* _Exercise directions_:
Return each line of the listing below, unchanged, and omit the images.

* _Supplied information_:

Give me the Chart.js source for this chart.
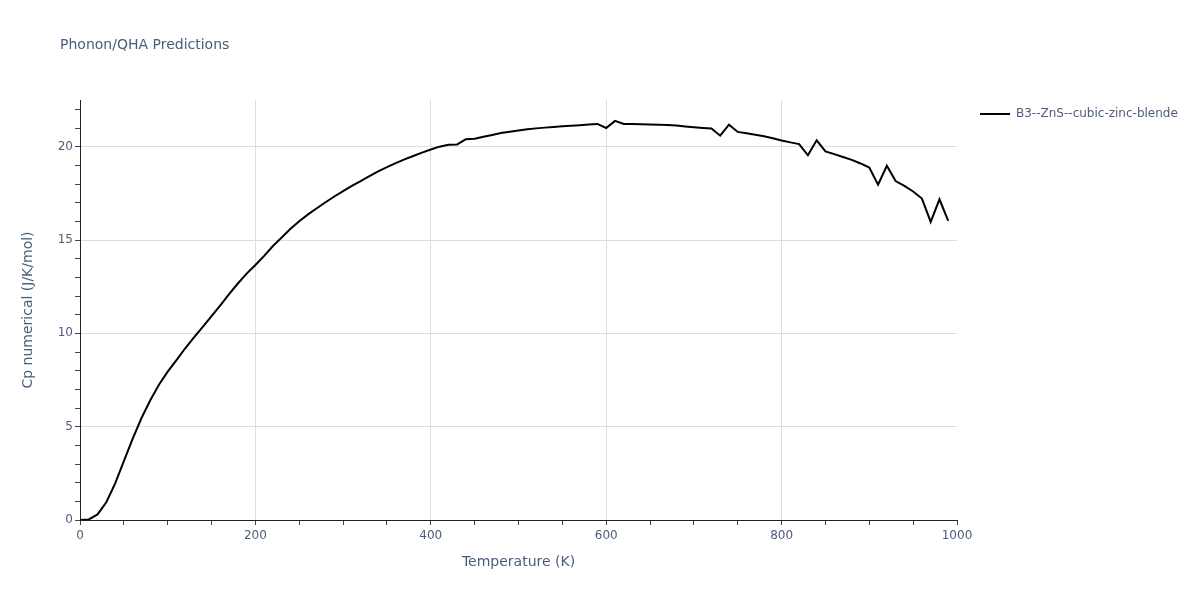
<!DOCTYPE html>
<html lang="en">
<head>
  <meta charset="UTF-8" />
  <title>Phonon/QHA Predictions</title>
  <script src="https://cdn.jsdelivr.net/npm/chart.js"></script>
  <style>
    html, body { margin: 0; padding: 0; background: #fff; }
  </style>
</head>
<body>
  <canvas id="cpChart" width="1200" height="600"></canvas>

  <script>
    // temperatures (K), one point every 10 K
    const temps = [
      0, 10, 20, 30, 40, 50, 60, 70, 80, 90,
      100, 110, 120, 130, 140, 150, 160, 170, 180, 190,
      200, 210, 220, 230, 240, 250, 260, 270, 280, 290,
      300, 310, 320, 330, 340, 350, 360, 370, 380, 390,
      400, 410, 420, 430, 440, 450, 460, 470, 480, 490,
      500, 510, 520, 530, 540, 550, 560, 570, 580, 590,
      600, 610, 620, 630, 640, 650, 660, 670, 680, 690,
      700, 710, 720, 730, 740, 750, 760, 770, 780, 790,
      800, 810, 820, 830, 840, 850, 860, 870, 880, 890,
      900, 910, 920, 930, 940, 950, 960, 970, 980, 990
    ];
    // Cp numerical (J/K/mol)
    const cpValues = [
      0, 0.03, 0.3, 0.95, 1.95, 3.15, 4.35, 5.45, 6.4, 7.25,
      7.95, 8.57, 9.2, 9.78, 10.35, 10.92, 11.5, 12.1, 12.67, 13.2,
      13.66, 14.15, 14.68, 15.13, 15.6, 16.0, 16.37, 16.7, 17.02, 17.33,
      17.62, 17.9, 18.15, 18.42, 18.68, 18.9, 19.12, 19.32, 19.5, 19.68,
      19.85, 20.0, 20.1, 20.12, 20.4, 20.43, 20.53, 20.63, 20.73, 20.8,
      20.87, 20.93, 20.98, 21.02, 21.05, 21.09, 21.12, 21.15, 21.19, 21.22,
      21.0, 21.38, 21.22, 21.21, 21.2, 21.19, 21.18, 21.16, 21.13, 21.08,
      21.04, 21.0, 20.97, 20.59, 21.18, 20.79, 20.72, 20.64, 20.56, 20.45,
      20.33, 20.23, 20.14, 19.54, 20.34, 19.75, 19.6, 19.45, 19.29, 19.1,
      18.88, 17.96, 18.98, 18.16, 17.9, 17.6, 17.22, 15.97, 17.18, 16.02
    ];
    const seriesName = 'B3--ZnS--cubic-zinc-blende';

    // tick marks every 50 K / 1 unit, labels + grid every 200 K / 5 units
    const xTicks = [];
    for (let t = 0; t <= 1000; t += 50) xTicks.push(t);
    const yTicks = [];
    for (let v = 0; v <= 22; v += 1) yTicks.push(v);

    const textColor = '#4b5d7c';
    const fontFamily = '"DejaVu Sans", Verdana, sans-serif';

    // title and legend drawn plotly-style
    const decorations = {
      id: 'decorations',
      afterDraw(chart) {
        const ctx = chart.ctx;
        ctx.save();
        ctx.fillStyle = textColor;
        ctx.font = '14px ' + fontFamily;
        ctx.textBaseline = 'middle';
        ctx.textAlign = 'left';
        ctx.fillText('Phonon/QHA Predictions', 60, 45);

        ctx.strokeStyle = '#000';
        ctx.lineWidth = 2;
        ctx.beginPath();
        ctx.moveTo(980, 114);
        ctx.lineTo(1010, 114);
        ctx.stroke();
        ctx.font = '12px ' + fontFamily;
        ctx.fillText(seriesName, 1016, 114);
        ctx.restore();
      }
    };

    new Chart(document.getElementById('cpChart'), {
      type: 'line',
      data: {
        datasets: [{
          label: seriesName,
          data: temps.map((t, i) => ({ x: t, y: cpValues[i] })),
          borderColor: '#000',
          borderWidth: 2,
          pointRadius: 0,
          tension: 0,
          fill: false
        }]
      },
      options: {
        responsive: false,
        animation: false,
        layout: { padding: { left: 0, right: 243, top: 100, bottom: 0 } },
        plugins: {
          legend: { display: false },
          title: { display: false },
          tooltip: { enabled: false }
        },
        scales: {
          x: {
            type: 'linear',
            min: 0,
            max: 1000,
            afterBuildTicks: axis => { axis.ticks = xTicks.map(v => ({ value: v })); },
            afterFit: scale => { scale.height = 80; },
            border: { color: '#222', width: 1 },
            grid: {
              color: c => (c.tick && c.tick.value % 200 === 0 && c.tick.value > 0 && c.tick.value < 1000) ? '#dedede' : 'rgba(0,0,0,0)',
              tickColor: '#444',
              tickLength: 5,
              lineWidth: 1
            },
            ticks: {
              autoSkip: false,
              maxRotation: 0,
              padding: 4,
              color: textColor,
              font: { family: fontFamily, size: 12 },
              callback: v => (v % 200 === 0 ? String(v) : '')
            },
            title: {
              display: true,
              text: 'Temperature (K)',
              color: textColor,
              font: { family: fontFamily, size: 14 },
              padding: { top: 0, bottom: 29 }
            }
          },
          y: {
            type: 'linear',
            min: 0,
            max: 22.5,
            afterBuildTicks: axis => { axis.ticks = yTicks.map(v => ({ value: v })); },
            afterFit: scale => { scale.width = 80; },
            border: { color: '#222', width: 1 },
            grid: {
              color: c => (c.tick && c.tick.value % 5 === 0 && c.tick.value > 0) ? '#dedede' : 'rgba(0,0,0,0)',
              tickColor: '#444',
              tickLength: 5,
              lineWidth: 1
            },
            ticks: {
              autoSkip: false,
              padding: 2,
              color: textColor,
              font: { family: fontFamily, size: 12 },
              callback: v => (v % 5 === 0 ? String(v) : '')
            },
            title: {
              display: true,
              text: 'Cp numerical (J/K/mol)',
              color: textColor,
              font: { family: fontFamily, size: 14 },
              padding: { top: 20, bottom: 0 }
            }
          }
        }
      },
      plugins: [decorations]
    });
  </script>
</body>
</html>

* _Final answer_:
Give me the Chart.js source for this chart.
<!DOCTYPE html>
<html lang="en">
<head>
  <meta charset="UTF-8" />
  <title>Phonon/QHA Predictions</title>
  <script src="https://cdn.jsdelivr.net/npm/chart.js"></script>
  <style>
    html, body { margin: 0; padding: 0; background: #fff; }
  </style>
</head>
<body>
  <canvas id="cpChart" width="1200" height="600"></canvas>

  <script>
    // temperatures (K), one point every 10 K
    const temps = [
      0, 10, 20, 30, 40, 50, 60, 70, 80, 90,
      100, 110, 120, 130, 140, 150, 160, 170, 180, 190,
      200, 210, 220, 230, 240, 250, 260, 270, 280, 290,
      300, 310, 320, 330, 340, 350, 360, 370, 380, 390,
      400, 410, 420, 430, 440, 450, 460, 470, 480, 490,
      500, 510, 520, 530, 540, 550, 560, 570, 580, 590,
      600, 610, 620, 630, 640, 650, 660, 670, 680, 690,
      700, 710, 720, 730, 740, 750, 760, 770, 780, 790,
      800, 810, 820, 830, 840, 850, 860, 870, 880, 890,
      900, 910, 920, 930, 940, 950, 960, 970, 980, 990
    ];
    // Cp numerical (J/K/mol)
    const cpValues = [
      0, 0.03, 0.3, 0.95, 1.95, 3.15, 4.35, 5.45, 6.4, 7.25,
      7.95, 8.57, 9.2, 9.78, 10.35, 10.92, 11.5, 12.1, 12.67, 13.2,
      13.66, 14.15, 14.68, 15.13, 15.6, 16.0, 16.37, 16.7, 17.02, 17.33,
      17.62, 17.9, 18.15, 18.42, 18.68, 18.9, 19.12, 19.32, 19.5, 19.68,
      19.85, 20.0, 20.1, 20.12, 20.4, 20.43, 20.53, 20.63, 20.73, 20.8,
      20.87, 20.93, 20.98, 21.02, 21.05, 21.09, 21.12, 21.15, 21.19, 21.22,
      21.0, 21.38, 21.22, 21.21, 21.2, 21.19, 21.18, 21.16, 21.13, 21.08,
      21.04, 21.0, 20.97, 20.59, 21.18, 20.79, 20.72, 20.64, 20.56, 20.45,
      20.33, 20.23, 20.14, 19.54, 20.34, 19.75, 19.6, 19.45, 19.29, 19.1,
      18.88, 17.96, 18.98, 18.16, 17.9, 17.6, 17.22, 15.97, 17.18, 16.02
    ];
    const seriesName = 'B3--ZnS--cubic-zinc-blende';

    // tick marks every 50 K / 1 unit, labels + grid every 200 K / 5 units
    const xTicks = [];
    for (let t = 0; t <= 1000; t += 50) xTicks.push(t);
    const yTicks = [];
    for (let v = 0; v <= 22; v += 1) yTicks.push(v);

    const textColor = '#4b5d7c';
    const fontFamily = '"DejaVu Sans", Verdana, sans-serif';

    // title and legend drawn plotly-style
    const decorations = {
      id: 'decorations',
      afterDraw(chart) {
        const ctx = chart.ctx;
        ctx.save();
        ctx.fillStyle = textColor;
        ctx.font = '14px ' + fontFamily;
        ctx.textBaseline = 'middle';
        ctx.textAlign = 'left';
        ctx.fillText('Phonon/QHA Predictions', 60, 45);

        ctx.strokeStyle = '#000';
        ctx.lineWidth = 2;
        ctx.beginPath();
        ctx.moveTo(980, 114);
        ctx.lineTo(1010, 114);
        ctx.stroke();
        ctx.font = '12px ' + fontFamily;
        ctx.fillText(seriesName, 1016, 114);
        ctx.restore();
      }
    };

    new Chart(document.getElementById('cpChart'), {
      type: 'line',
      data: {
        datasets: [{
          label: seriesName,
          data: temps.map((t, i) => ({ x: t, y: cpValues[i] })),
          borderColor: '#000',
          borderWidth: 2,
          pointRadius: 0,
          tension: 0,
          fill: false
        }]
      },
      options: {
        responsive: false,
        animation: false,
        layout: { padding: { left: 0, right: 243, top: 100, bottom: 0 } },
        plugins: {
          legend: { display: false },
          title: { display: false },
          tooltip: { enabled: false }
        },
        scales: {
          x: {
            type: 'linear',
            min: 0,
            max: 1000,
            afterBuildTicks: axis => { axis.ticks = xTicks.map(v => ({ value: v })); },
            afterFit: scale => { scale.height = 80; },
            border: { color: '#222', width: 1 },
            grid: {
              color: c => (c.tick && c.tick.value % 200 === 0 && c.tick.value > 0 && c.tick.value < 1000) ? '#dedede' : 'rgba(0,0,0,0)',
              tickColor: '#444',
              tickLength: 5,
              lineWidth: 1
            },
            ticks: {
              autoSkip: false,
              maxRotation: 0,
              padding: 4,
              color: textColor,
              font: { family: fontFamily, size: 12 },
              callback: v => (v % 200 === 0 ? String(v) : '')
            },
            title: {
              display: true,
              text: 'Temperature (K)',
              color: textColor,
              font: { family: fontFamily, size: 14 },
              padding: { top: 0, bottom: 29 }
            }
          },
          y: {
            type: 'linear',
            min: 0,
            max: 22.5,
            afterBuildTicks: axis => { axis.ticks = yTicks.map(v => ({ value: v })); },
            afterFit: scale => { scale.width = 80; },
            border: { color: '#222', width: 1 },
            grid: {
              color: c => (c.tick && c.tick.value % 5 === 0 && c.tick.value > 0) ? '#dedede' : 'rgba(0,0,0,0)',
              tickColor: '#444',
              tickLength: 5,
              lineWidth: 1
            },
            ticks: {
              autoSkip: false,
              padding: 2,
              color: textColor,
              font: { family: fontFamily, size: 12 },
              callback: v => (v % 5 === 0 ? String(v) : '')
            },
            title: {
              display: true,
              text: 'Cp numerical (J/K/mol)',
              color: textColor,
              font: { family: fontFamily, size: 14 },
              padding: { top: 20, bottom: 0 }
            }
          }
        }
      },
      plugins: [decorations]
    });
  </script>
</body>
</html>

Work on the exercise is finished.